Whether the racial profiling is true, I don't know the intent of the officers pulling them over. But it's 100 percent true that is the impression that people have. I don't know what happened between Mike Brown and the police officer. Those two had never met but, before they did, all the problems I just described to you existed. And after this case is over, they will still be there. If we don't address these problems we're still going to vulnerable to other flash points like this.

There's a really fundamental distrust. I would never pretend like traffic tickets are the reason this is happening. But it is a factor. It's something that is happening in all the municipalities, and it contributes to the distrust. We hear from people who say, "I spent 25 days in jail for a traffic ticket." That happens.

SK: What type of things do your clients get pulled over for?

TH: It's always some initial moving violation, like speeding or rolling through a stop sign. Many will tell us, they feel that it's driving while black in their own community. Sometimes the police officer knows them, and knows the car wasn't registered the first time they were pulled over and goes through the whole thing again. They feel like they're being harassed and it creates this constant low level of stress.

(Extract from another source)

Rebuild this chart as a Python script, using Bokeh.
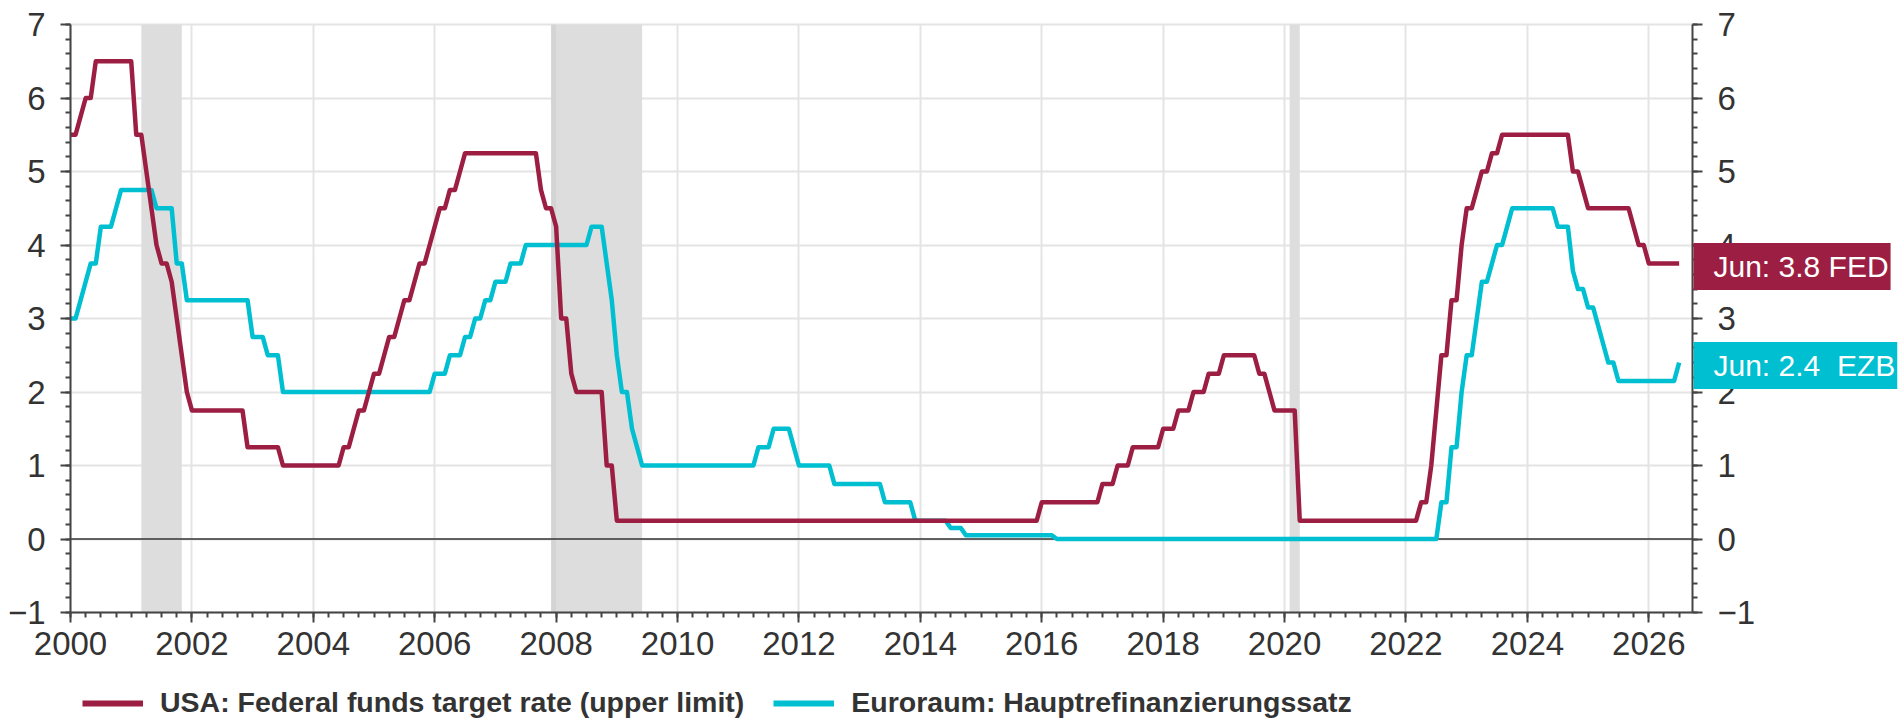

We had one woman who was pulled over and charged with driving with a suspended license, failure to register and no proof of insurance. She was ticketed and assessed fines of $1,700. She couldn't pay that; she's a mother of three living in Section 8 housing. She didn't go to court, a warrant was issued for her failure to appear and a few months later she got into a car accident that wasn't her fault.

They saw that she had a warrant, and held her for two weeks and then took her in front of a judge. She told them I can't pay this money, so they reduced it to $700. For her, that might as well have been $700,000. What ended up happening was her mom borrowed against her life insurance policy and her sister gave her half her bi-weekly paycheck.

That was two weeks in jail for unpaid traffic tickets. And what the court learned from that, is that, if they send people to jail, they'll probably make money.

SK: Why does this system persist? Is it about generating revenue for the city, or something else?

TH: It's been in place for a long time, and I don't think it gets questioned. The most charitable reading is that the courts don't know the impact they're having on peoples' lives. For people like me this system works. If I got a traffic ticket I would pay $100 to a lawyer to represent me. I would get my speeding ticket turned into an excessive vehicle noise charge, pay a fine, the lawyer would get paid and the municipality too. It's the easiest transaction. But if you're poor, that system hurts you in ways they don't seem to have considered.

And if you look at Ferguson and Florissant, between those two municipalities they expect to net $4 million from these fines annually. That's no small amount for towns of 25,000 and 50,000. It's become a line in the budget and they're relying on it. That's the real crux of things. The courts are supposed to be the place where you administer justice, not rely on for revenue. That sense has been lost at some level in the community.